The flood and the village's behaviour are not dissimilar from those we find in Nine Tailors but while Sayers described the creation of a microcosm that is almost utopian, led by the near-saintly rector, the church and the vicarage is filled with the inevitable dirt, smells, wailing children, complaining old women and, as the news of the first and the second murder spread, pure nastiness. It would seem Mabel Esther Allan did not have a high opinion of humanity, not even in pretty villages set in lovely countryside.

Perhaps she had a low opinion only of adults; the two children are sympathetic characters. Betony Long, daughter of the victim is a bright girl with a deep love of poetry who has been bullied and abused by her father, whom she hates, and stifled by her mother whom she adores. In her early teens, she has been a witness to far too much and is finding it more and more difficult to cope even with the help and support of Emily Varney, the vicar's wife. She knows about violence, anger and hatred; and she knows about profound unhappiness. She is, as we find out at the end, a witness to the murder itself and that destroys her inside before she, in turn, is killed by the murderer.

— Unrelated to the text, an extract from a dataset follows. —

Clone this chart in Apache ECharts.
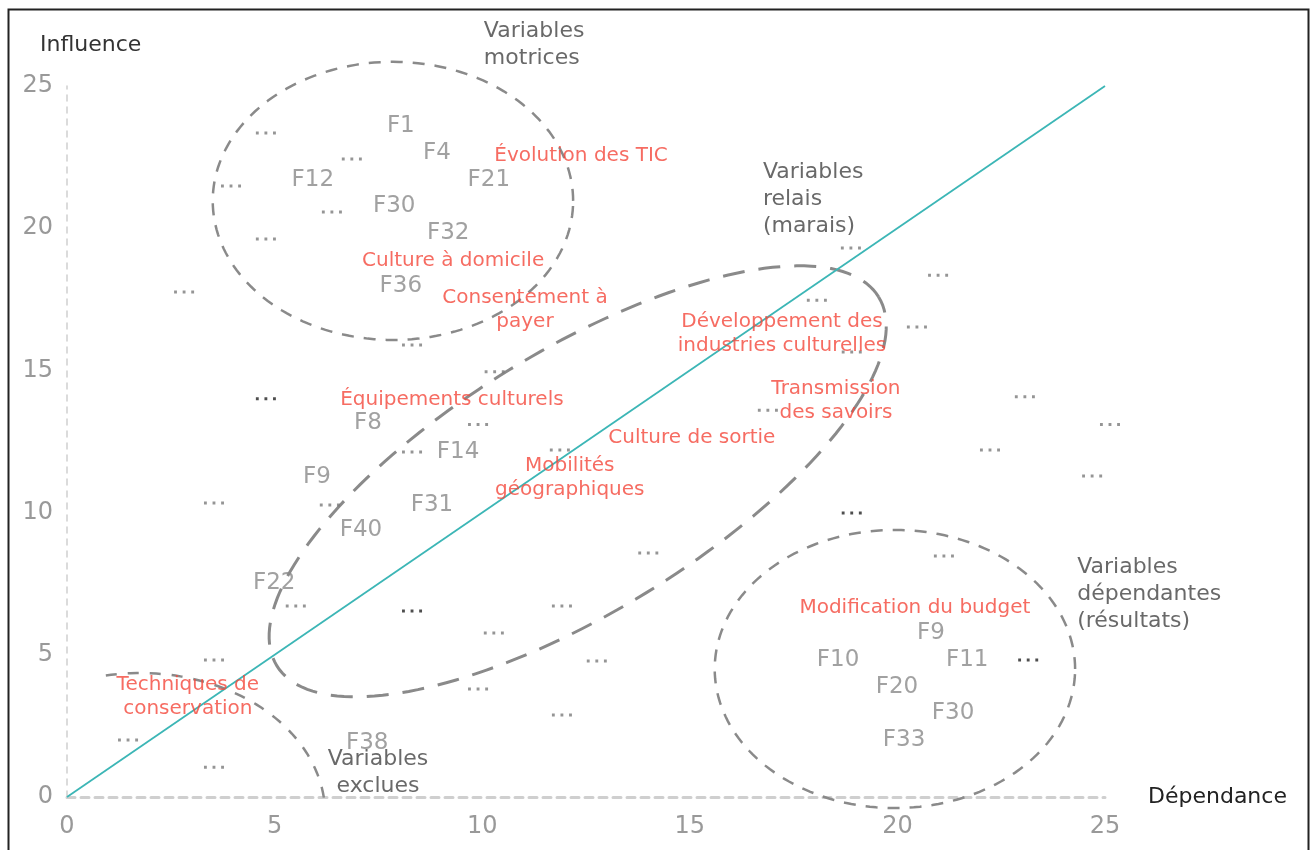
<!DOCTYPE html>
<html>
<head>
<meta charset="utf-8">
<script src="https://cdn.jsdelivr.net/npm/echarts@6/dist/echarts.min.js"></script>
<style>
  html, body { margin: 0; padding: 0; background: #fff; }
  #main { width: 1313px; height: 850px; }
</style>
</head>
<body>
<div id="main"></div>
<script>
// ticks
var xTicks = [0, 5, 10, 15, 20, 25];
var yTicks = [0, 5, 10, 15, 20, 25];

// variables F (gris) : [dependance, influence, nom]
var varLabels = [
    [8.04, 23.6, 'F1'], [8.91, 22.64, 'F4'], [5.92, 21.7, 'F12'], [10.16, 21.7, 'F21'],
    [7.88, 20.78, 'F30'], [9.18, 19.83, 'F32'], [8.04, 17.97, 'F36'],
    [7.25, 13.15, 'F8'], [9.42, 12.13, 'F14'], [6.02, 11.25, 'F9'], [8.79, 10.27, 'F31'],
    [7.08, 9.39, 'F40'], [4.99, 7.52, 'F22'], [7.23, 1.9, 'F38'],
    [20.81, 5.77, 'F9'], [18.57, 4.82, 'F10'], [21.68, 4.82, 'F11'], [19.99, 3.87, 'F20'],
    [21.34, 2.95, 'F30'], [20.16, 2.0, 'F33']
];

// themes (rouge)
var themeLabels = [
    [12.38, 22.54, 'Évolution des TIC'],
    [9.3, 18.85, 'Culture à domicile'],
    [11.03, 17.12, 'Consentement à\npayer'],
    [17.22, 16.28, 'Développement des\nindustries culturelles'],
    [18.52, 13.92, 'Transmission\ndes savoirs'],
    [9.27, 13.96, 'Équipements culturels'],
    [15.05, 12.62, 'Culture de sortie'],
    [12.11, 11.22, 'Mobilités\ngéographiques'],
    [20.42, 6.65, 'Modification du budget'],
    [2.91, 3.52, 'Techniques de\nconservation']
];

// "..." autres variables
var otherVars = [
    [4.79, 23.35], [6.86, 22.43], [3.95, 21.48], [6.38, 20.57], [4.79, 19.62], [2.82, 17.76],
    [8.31, 15.89], [10.3, 14.95], [9.9, 13.1], [8.31, 12.13], [11.87, 12.2], [3.54, 10.34],
    [6.33, 10.27], [5.51, 6.72], [11.92, 6.72], [14.0, 8.58], [10.28, 5.77], [12.76, 4.78],
    [3.54, 4.82], [9.9, 3.8], [11.92, 2.88], [1.47, 2.0], [3.54, 1.05],
    [18.88, 19.3], [20.98, 18.35], [18.06, 17.47], [20.47, 16.53], [18.9, 15.65], [16.88, 13.6],
    [23.07, 14.07], [25.12, 13.1], [22.23, 12.2], [24.69, 11.29], [21.12, 8.47]
];
var otherVarsDark = [[4.79, 14.0], [8.31, 6.54], [18.9, 9.99], [23.15, 4.82]];

// zones : centre, demi-axes (unites x / y), rotation (deg), arc (deg)
var zoneCenters = [[7.85, 20.96], [19.94, 4.5], [12.3, 11.1], [1.76, -0.63]];
var zoneRadii = [[4.34, 4.89], [4.34, 4.89], [8.5, 4.6], [4.46, 4.99]];
var zoneRotation = [0, 0, 31.5, 0];
var zoneArcs = [[0, 360], [0, 360], [0, 360], [7, 104]];

// noms des zones
var zoneNames = [
    [10.04, 26.44, 'Variables\nmotrices', 'left'],
    [16.76, 21.03, 'Variables\nrelais\n(marais)', 'left'],
    [24.33, 7.14, 'Variables\ndépendantes\n(résultats)', 'left'],
    [7.49, 0.84, 'Variables\nexclues', 'center']
];

var diagonal = [[0, 0], [25, 25]];

var font = 'DejaVu Sans';
var zoneStyles = [
    {lineWidth: 2.5, lineDash: [12, 10]},
    {lineWidth: 2.5, lineDash: [12, 10]},
    {lineWidth: 3, lineDash: [22, 14]},
    {lineWidth: 2.5, lineDash: [11, 11]}
];

var myChart = echarts.init(document.getElementById('main'));

option = {
    animation: false,
    backgroundColor: '#fff',
    grid: {left: 67, right: 208, top: 86, bottom: 53},
    graphic: [
        {type: 'rect', left: 6, top: 7, shape: {width: 1300, height: 860},
            style: {fill: 'none', stroke: '#222', lineWidth: 2}, silent: true},
        {type: 'text', left: 40, top: 34,
            style: {text: 'Influence', fill: '#333', font: '22px "DejaVu Sans"'}},
        {type: 'text', left: 1148, top: 786,
            style: {text: 'Dépendance', fill: '#222', font: '22px "DejaVu Sans"'}}
    ],
    xAxis: {
        type: 'value', min: 0, max: 25, interval: 5,
        axisLine: {lineStyle: {color: '#cfcfcf', width: 3, type: [8, 6]}},
        axisTick: {show: false},
        splitLine: {show: false},
        axisLabel: {color: '#999', fontSize: 24, fontFamily: font, margin: 18}
    },
    yAxis: {
        type: 'value', min: 0, max: 25, interval: 5,
        axisLine: {show: true, lineStyle: {color: '#cfcfcf', width: 1.5, type: [6, 6]}},
        axisTick: {show: false},
        splitLine: {show: false},
        axisLabel: {color: '#999', fontSize: 24, fontFamily: font, margin: 14}
    },
    series: [
        {
            type: 'custom',
            silent: true,
            data: zoneCenters,
            renderItem: function (params, api) {
                var i = params.dataIndex;
                var c = api.coord([api.value(0), api.value(1)]);
                var s = api.size([1, 1]);
                var rx = zoneRadii[i][0] * s[0], ry = zoneRadii[i][1] * s[1];
                var rot = zoneRotation[i] * Math.PI / 180;
                var pts = [];
                for (var a = zoneArcs[i][0]; a <= zoneArcs[i][1]; a += 2) {
                    var t = a * Math.PI / 180;
                    var px = rx * Math.cos(t), py = ry * Math.sin(t);
                    pts.push([c[0] + px * Math.cos(rot) - py * Math.sin(rot),
                              c[1] - (px * Math.sin(rot) + py * Math.cos(rot))]);
                }
                return {
                    type: 'polyline',
                    shape: {points: pts},
                    style: {fill: null, stroke: '#8a8a8a', lineWidth: zoneStyles[i].lineWidth,
                            lineDash: zoneStyles[i].lineDash}
                };
            },
            z: 1
        },
        {
            type: 'line',
            data: diagonal,
            symbol: 'none',
            silent: true,
            lineStyle: {color: '#3cb6b6', width: 1.8},
            z: 2
        },
        {
            type: 'scatter',
            data: otherVars,
            silent: true,
            clip: false,
            symbol: 'path://M0,0h3v3h-3z M9,0h3v3h-3z M18,0h3v3h-3z',
            symbolSize: [20, 3],
            itemStyle: {color: '#7a7a7a'},
            z: 3
        },
        {
            type: 'scatter',
            data: otherVarsDark,
            silent: true,
            clip: false,
            symbol: 'path://M0,0h3v3h-3z M9,0h3v3h-3z M18,0h3v3h-3z',
            symbolSize: [20, 3],
            itemStyle: {color: '#222'},
            z: 3
        },
        {
            type: 'scatter',
            data: varLabels,
            silent: true,
            symbolSize: 1,
            itemStyle: {color: 'rgba(0,0,0,0)'},
            label: {
                show: true, position: 'inside', align: 'center', verticalAlign: 'middle',
                formatter: function (p) { return p.data[2]; },
                color: '#8a8a8a', fontSize: 23, fontFamily: font
            },
            z: 4
        },
        {
            type: 'scatter',
            data: themeLabels,
            silent: true,
            symbolSize: 1,
            itemStyle: {color: 'rgba(0,0,0,0)'},
            label: {
                show: true, position: 'inside', align: 'center', verticalAlign: 'middle',
                formatter: function (p) { return p.data[2]; },
                color: '#f4473b', fontSize: 20, lineHeight: 24, fontFamily: font
            },
            z: 5
        },
        {
            type: 'scatter',
            data: zoneNames.map(function (d) {
                return {value: [d[0], d[1], d[2]], label: {align: d[3]}};
            }),
            silent: true,
            clip: false,
            symbolSize: 1,
            itemStyle: {color: 'rgba(0,0,0,0)'},
            label: {
                show: true, position: 'inside', verticalAlign: 'middle',
                formatter: function (p) { return p.data.value[2]; },
                color: '#444', fontSize: 22, lineHeight: 27, fontFamily: font
            },
            z: 5
        }
    ]
};

myChart.setOption(option);
</script>
</body>
</html>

The other child is Peter Love, the doctor's son, clearly brighter than his contemporaries and many adults who treat him with the sort of condescension that seems to have been the norm but not brighter than his father. That makes an enormous difference between him and the unhappy Betony. He is a witness at several crucial moments. He finds Thomas Long's body and proclaims that fact in the church as people are arriving from their flooded houses. Those who had known about the body had thought to keep it quiet for the time being but Peter puts an end to that and, unintentionally, starts all the vicious gossip about who might have killed the man.

Peter finds a letter that the vicar had dropped, which is taken rather swiftly from him by the self-important Mr Pyke who is "investigating" the crime and is putting everybody's back up. Nobody is too surprised when his dead body is found.

Finally, it is Peter who directs Emily's attention to a pile of very damp books among which Mr Pyke had been rooting not long before his death and where he found some crucial information. Emily finds it, too, but, in some ways, it is too late. Undoubtedly, Peter Love is going to do well at his school but whether he will become a detective is unknown.

In many ways this is a grim tale though there is a happy and summer flower filled last chapter and, in particular, the life and fate of children is not shown as being particularly rosy. One can but hope that Richard and Emily Varney, whose first child is due a few months after the last chapter, will have learnt some lessons.